Devices on the same printed circuit board should be arranged in zones according to their heat generation and heat dissipation as much as possible. Devices with low heat generation or poor heat resistance (such as small signal transistors, small-scale integrated circuits, electrolytic capacitors, etc.) should be placed at the top of the cooling airflow (at the inlet), while devices with high heat generation or good heat resistance (such as power transistors, large-scale integrated circuits, etc.) should be placed at the bottom of the cooling airflow.
In the horizontal direction, high-power devices are placed as close as possible to the edge of the printed circuit board to shorten the heat transfer path; in the vertical direction, high-power devices are placed as close as possible to the top of the printed circuit board to reduce the impact of these devices on the temperature of other devices when they are operating.
The heat dissipation of printed circuit boards inside the equipment mainly relies on airflow, so the airflow path should be studied during the design process, and the components or printed circuit boards should be configured reasonably.
Air always flows along the path of least resistance, so when placing components on a printed circuit board, it's important to avoid leaving large empty spaces in any one area.

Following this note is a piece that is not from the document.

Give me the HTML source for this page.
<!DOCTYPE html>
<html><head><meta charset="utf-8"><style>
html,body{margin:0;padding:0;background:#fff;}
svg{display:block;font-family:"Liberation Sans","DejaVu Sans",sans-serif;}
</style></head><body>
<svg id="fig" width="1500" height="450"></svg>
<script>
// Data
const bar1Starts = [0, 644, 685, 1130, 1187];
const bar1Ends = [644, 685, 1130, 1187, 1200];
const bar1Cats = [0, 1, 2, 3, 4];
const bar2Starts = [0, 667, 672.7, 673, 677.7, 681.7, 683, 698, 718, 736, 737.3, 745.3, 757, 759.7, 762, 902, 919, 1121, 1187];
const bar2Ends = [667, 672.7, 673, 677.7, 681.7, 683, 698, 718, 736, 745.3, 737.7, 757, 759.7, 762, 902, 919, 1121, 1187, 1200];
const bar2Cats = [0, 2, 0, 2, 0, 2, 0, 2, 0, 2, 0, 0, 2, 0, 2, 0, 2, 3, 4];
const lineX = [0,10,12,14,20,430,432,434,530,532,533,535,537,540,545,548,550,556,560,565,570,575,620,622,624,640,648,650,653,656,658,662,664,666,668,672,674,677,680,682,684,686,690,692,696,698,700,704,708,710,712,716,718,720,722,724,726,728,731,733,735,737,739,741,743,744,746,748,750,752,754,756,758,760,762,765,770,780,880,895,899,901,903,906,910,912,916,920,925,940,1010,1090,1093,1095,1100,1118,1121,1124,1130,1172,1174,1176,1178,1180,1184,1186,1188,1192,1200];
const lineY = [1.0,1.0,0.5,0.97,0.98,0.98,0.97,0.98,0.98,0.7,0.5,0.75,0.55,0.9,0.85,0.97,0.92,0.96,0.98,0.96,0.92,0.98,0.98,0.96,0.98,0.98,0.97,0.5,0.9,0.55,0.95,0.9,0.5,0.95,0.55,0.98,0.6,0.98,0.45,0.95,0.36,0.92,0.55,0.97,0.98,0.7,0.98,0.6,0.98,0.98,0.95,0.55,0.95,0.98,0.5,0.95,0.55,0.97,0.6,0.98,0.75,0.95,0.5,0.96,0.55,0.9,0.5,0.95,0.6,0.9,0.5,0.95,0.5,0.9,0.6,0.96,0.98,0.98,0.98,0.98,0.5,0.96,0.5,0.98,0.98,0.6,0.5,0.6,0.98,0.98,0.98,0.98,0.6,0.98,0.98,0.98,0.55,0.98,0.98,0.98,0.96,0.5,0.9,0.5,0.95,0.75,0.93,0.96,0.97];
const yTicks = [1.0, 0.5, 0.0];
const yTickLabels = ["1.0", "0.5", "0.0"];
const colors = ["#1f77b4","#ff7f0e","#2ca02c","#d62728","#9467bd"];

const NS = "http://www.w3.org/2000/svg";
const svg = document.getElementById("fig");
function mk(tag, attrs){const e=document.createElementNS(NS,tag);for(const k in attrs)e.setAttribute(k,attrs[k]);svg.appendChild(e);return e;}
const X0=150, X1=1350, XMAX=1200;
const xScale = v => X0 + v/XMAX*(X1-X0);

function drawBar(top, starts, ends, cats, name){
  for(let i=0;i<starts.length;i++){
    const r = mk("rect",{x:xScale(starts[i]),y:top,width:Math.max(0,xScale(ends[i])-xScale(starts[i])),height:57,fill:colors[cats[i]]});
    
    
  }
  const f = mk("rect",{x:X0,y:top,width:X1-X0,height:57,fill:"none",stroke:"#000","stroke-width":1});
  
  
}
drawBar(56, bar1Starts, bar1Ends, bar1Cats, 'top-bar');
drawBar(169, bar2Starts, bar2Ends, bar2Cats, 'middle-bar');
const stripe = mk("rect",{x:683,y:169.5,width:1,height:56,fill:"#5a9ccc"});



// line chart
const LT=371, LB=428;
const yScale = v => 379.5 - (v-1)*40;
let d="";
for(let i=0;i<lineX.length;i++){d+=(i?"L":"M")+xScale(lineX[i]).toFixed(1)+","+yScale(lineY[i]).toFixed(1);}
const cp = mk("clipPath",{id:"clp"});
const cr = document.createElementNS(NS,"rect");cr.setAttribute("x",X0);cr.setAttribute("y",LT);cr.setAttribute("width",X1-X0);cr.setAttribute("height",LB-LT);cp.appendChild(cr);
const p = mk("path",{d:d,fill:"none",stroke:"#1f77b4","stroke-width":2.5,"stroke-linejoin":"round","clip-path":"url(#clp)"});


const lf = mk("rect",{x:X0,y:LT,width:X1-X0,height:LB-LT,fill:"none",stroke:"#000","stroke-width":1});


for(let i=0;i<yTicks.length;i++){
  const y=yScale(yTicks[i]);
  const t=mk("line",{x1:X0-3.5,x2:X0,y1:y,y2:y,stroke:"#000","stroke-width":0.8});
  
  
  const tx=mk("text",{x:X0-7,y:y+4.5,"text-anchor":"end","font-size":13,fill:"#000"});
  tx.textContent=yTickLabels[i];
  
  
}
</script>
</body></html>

The same principle applies to the placement of multiple printed circuit boards in a complete machine.
Temperature-sensitive components should be placed in the coolest area (such as the bottom of the device). Never place them directly above heat-generating components. Multiple components should ideally be arranged in a staggered manner on a horizontal plane.

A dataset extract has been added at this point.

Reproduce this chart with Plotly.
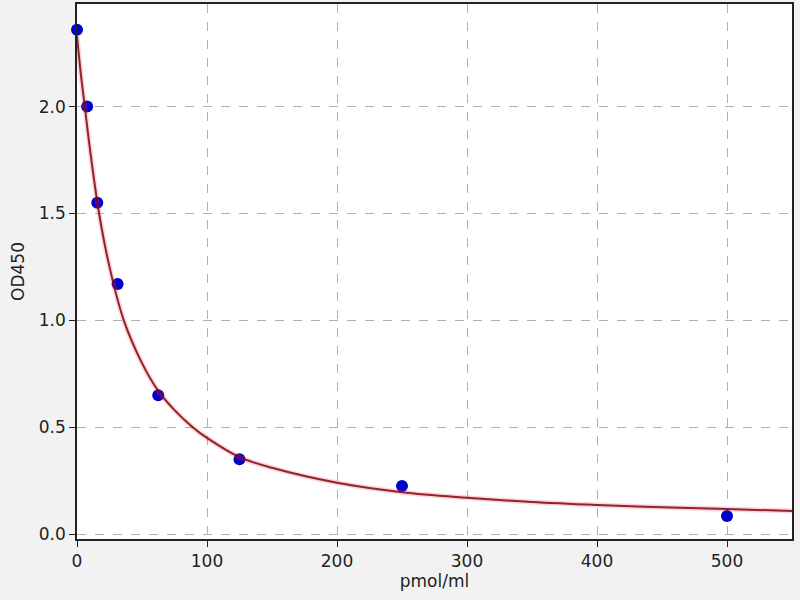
import plotly.graph_objects as go

# standard points
conc = [0, 7.8, 15.6, 31.25, 62.5, 125, 250, 500]
od = [2.36, 2.00, 1.55, 1.17, 0.65, 0.35, 0.225, 0.085]

# fitted curve
curve_x = [0, 3, 6, 10, 17, 25, 36, 50, 62.5, 75, 89, 100, 125, 150, 200,
           250, 300, 350, 400, 450, 500, 550]
curve_y = [2.33, 2.15, 2.00, 1.80, 1.50, 1.25, 1.00, 0.80, 0.67, 0.58, 0.50,
           0.45, 0.36, 0.31, 0.24, 0.196, 0.17, 0.15, 0.136, 0.125, 0.117, 0.108]

x_ticks = [0, 100, 200, 300, 400, 500]
y_ticks = [0.0, 0.5, 1.0, 1.5, 2.0]

fig = go.Figure()

fig.add_trace(go.Scatter(
    x=conc, y=od, mode='markers',
    marker=dict(color='#0000cc', size=12, line=dict(width=0)),
    cliponaxis=False, showlegend=False
))

# soft halo under the fit line
fig.add_trace(go.Scatter(
    x=curve_x, y=curve_y, mode='lines',
    line=dict(color='rgba(255,60,60,0.22)', width=5, shape='spline'),
    showlegend=False
))
fig.add_trace(go.Scatter(
    x=curve_x, y=curve_y, mode='lines',
    line=dict(color='rgba(125,5,15,0.85)', width=2, shape='spline'),
    showlegend=False
))

axis_style = dict(
    showline=True, linecolor='#222222', linewidth=1.5, mirror=True,
    ticks='outside', ticklen=6, tickcolor='#222222',
    showgrid=True, gridcolor='#b0b0b0', griddash='dash', gridwidth=1,
    zeroline=False,
    tickfont=dict(family='DejaVu Sans', size=17, color='#222222'),
)

fig.update_xaxes(
    range=[0, 550], tickvals=x_ticks,
    title=dict(text='pmol/ml', standoff=4,
               font=dict(family='DejaVu Sans', size=17, color='#222222')),
    **axis_style
)
fig.update_yaxes(
    range=[-0.023, 2.48], tickvals=y_ticks, tickformat='.1f',
    title=dict(text='OD450', standoff=10,
               font=dict(family='DejaVu Sans', size=17, color='#222222')),
    **axis_style
)

fig.update_layout(
    width=800, height=600,
    margin=dict(l=77, r=8, t=2, b=61),
    paper_bgcolor='#f2f2f2',
    plot_bgcolor='white',
)

fig.write_html("out.html", config={'displayModeBar': False},
               post_script="document.body.style.margin='0';")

Place the components with the highest power consumption and heat generation near the best heat dissipation locations. Do not place high-heat-generating components in the corners or edges of the printed circuit board unless heat dissipation devices are arranged nearby.
When designing power resistors, choose larger components whenever possible, and ensure sufficient heat dissipation space when adjusting the printed circuit board layout.

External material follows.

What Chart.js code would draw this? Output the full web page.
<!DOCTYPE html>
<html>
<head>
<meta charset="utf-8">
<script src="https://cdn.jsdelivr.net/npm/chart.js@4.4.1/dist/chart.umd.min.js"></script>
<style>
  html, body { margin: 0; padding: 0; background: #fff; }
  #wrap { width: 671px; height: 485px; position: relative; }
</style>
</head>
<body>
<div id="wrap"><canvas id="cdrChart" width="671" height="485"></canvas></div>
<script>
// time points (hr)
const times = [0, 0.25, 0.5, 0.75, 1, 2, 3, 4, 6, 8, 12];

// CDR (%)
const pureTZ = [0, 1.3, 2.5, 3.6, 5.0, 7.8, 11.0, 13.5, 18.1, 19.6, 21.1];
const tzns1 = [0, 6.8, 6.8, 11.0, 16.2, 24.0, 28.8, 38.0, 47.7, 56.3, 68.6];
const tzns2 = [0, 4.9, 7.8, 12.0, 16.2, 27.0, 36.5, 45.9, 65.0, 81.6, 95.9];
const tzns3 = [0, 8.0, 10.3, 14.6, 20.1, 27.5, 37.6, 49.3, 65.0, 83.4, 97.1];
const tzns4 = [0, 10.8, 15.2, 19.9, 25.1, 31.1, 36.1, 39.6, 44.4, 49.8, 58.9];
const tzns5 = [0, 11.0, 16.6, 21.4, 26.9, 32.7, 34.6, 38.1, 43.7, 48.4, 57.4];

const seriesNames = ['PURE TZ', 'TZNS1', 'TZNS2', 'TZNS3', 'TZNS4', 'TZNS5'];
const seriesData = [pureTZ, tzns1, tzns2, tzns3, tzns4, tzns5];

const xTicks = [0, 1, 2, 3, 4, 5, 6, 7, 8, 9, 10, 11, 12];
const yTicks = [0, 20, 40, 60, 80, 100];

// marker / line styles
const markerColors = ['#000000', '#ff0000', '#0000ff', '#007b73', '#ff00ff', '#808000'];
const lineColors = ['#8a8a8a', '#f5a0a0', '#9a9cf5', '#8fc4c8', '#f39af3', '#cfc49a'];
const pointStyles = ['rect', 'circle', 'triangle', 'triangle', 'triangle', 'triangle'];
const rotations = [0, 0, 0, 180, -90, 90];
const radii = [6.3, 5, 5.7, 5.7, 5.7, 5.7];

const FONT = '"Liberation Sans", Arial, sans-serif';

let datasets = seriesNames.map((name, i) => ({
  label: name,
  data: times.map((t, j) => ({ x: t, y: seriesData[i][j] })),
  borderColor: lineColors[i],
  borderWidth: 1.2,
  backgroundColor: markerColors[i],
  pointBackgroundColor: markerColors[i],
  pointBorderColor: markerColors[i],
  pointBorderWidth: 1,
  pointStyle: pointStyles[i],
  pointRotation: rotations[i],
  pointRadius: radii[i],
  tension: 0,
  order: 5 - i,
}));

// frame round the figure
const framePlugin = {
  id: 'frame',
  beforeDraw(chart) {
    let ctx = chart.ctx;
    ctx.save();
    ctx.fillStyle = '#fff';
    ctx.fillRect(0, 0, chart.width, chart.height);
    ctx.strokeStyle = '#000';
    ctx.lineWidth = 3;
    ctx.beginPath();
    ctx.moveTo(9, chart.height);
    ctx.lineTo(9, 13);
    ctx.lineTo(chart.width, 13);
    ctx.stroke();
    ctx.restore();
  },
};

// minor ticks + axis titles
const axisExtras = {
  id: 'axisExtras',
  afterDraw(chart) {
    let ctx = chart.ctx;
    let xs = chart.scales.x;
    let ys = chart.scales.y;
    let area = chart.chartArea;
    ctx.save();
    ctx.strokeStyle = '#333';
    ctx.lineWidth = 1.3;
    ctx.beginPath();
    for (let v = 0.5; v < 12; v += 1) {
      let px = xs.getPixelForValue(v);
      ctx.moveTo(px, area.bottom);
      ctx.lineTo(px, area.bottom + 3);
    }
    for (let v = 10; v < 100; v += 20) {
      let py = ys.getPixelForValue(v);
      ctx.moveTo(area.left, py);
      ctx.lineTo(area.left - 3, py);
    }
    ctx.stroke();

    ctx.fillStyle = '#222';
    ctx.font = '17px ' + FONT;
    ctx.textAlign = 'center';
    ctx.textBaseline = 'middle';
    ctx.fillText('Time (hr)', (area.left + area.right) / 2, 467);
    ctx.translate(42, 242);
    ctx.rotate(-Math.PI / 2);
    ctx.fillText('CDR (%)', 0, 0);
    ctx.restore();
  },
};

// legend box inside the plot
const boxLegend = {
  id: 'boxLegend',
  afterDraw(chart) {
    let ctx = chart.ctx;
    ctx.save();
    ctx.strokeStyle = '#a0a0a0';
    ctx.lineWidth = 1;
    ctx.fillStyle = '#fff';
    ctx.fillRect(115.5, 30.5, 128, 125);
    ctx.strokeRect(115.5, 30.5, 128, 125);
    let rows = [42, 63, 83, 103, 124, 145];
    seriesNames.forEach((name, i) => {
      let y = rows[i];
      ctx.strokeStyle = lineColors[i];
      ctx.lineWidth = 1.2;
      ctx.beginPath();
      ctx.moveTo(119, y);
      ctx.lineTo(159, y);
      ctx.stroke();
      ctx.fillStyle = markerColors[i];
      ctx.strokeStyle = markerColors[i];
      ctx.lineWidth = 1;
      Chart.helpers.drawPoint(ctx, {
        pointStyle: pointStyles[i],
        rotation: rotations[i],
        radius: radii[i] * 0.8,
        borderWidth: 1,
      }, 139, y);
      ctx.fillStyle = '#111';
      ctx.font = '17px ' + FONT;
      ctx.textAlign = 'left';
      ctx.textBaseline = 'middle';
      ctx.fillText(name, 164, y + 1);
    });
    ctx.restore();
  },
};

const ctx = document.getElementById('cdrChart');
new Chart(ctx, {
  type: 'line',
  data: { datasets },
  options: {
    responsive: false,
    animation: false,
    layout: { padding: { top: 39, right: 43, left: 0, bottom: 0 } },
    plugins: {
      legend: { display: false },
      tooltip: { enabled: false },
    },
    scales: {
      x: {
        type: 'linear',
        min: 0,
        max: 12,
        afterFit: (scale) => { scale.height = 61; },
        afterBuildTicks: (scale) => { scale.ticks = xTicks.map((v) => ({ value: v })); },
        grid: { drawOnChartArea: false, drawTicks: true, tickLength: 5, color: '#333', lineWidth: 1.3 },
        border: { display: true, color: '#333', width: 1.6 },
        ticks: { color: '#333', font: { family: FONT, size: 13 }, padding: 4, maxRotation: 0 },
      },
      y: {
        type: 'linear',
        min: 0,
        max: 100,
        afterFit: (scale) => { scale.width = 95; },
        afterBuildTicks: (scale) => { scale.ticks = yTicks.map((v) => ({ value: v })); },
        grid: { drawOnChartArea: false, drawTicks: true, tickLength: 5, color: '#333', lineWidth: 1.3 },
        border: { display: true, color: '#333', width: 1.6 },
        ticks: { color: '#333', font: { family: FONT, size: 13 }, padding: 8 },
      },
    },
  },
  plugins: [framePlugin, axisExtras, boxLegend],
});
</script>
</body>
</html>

Recommended component spacing:
02
When there are a few components on the PCB that generate a lot of heat (less than 3), a heat sink or heat pipe can be added to the heat-generating components. If the temperature still cannot be reduced, a heat sink with a fan can be used to enhance the heat dissipation effect.
When there are many heat-generating components (more than 3), a large heat sink (plate) can be used. This is a custom-made heat sink based on the position and height of the heat-generating components on the PCB, or it can be a large flat heat sink with different component heights cut out. The heat sink is placed over the component surface, making contact with each component to dissipate heat.
However, due to poor uniformity in component placement during soldering, heat dissipation is not ideal. A soft, phase-change thermal pad is typically added to the component surface to improve heat dissipation.
03
For equipment that uses free convection air cooling, it is best to arrange integrated circuits (or other devices) in a vertical or horizontal manner.
04
Achieving heat dissipation through reasonable trace design is crucial. Since the resin in the board material has poor thermal conductivity, while copper foil traces and holes are excellent conductors of heat, increasing the copper foil surplus and adding thermal vias are the main methods for heat dissipation. Evaluating the heat dissipation capacity of a PCB requires calculating the equivalent thermal conductivity (neq) of the insulating substrate for PCBs—a composite material composed of various materials with different thermal conductivityes.
05
Devices on the same printed circuit board should be arranged in zones according to their heat generation and heat dissipation as much as possible. Devices with low heat generation or poor heat resistance (such as small signal transistors, small-scale integrated circuits, electrolytic capacitors, etc.) should be placed at the top of the cooling airflow (at the inlet), while devices with high heat generation or good heat resistance (such as power transistors, large-scale integrated circuits, etc.) should be placed at the bottom of the cooling airflow.
06
In the horizontal direction, high-power devices are placed as close as possible to the edge of the printed circuit board to shorten the heat transfer path; in the vertical direction, high-power devices are placed as close as possible to the top of the printed circuit board to reduce the impact of these devices on the temperature of other devices when they are operating.
07
The heat dissipation of printed circuit boards inside the equipment mainly relies on airflow, so the airflow path should be studied during the design process, and the components or printed circuit boards should be configured reasonably.
Air always tends to flow where there is less resistance, so when placing components on a printed circuit board, it is important to avoid leaving large empty spaces in any area.
The same issue should be considered when configuring multiple printed circuit boards in the whole machine.
08
Temperature-sensitive components should be placed in the coolest area (such as the bottom of the device). Never place them directly above heat-generating components. Multiple components should ideally be arranged in a staggered manner on a horizontal plane.
09
Place the components with the highest power consumption and heat generation near the best heat dissipation locations. Avoid placing high-heat-generating components in the corners and edges of the printed circuit board unless heat dissipation devices are provided nearby. When designing power resistors, choose larger components whenever possible, and ensure sufficient space for heat dissipation when adjusting the printed circuit board layout.
10
To avoid the concentration of hot spots on the PCB, power should be distributed as evenly as possible on the PCB board to maintain uniform and consistent surface temperature performance.
Achieving a strictly uniform power distribution during the design process is often quite difficult, but it is essential to avoid areas with excessively high power density to prevent hot spots from affecting the normal operation of the entire circuit.
If possible, it is essential to perform thermal performance analysis on printed circuit boards. For example, some professional PCB design software now includes thermal performance analysis modules, which can help designers optimize circuit designs.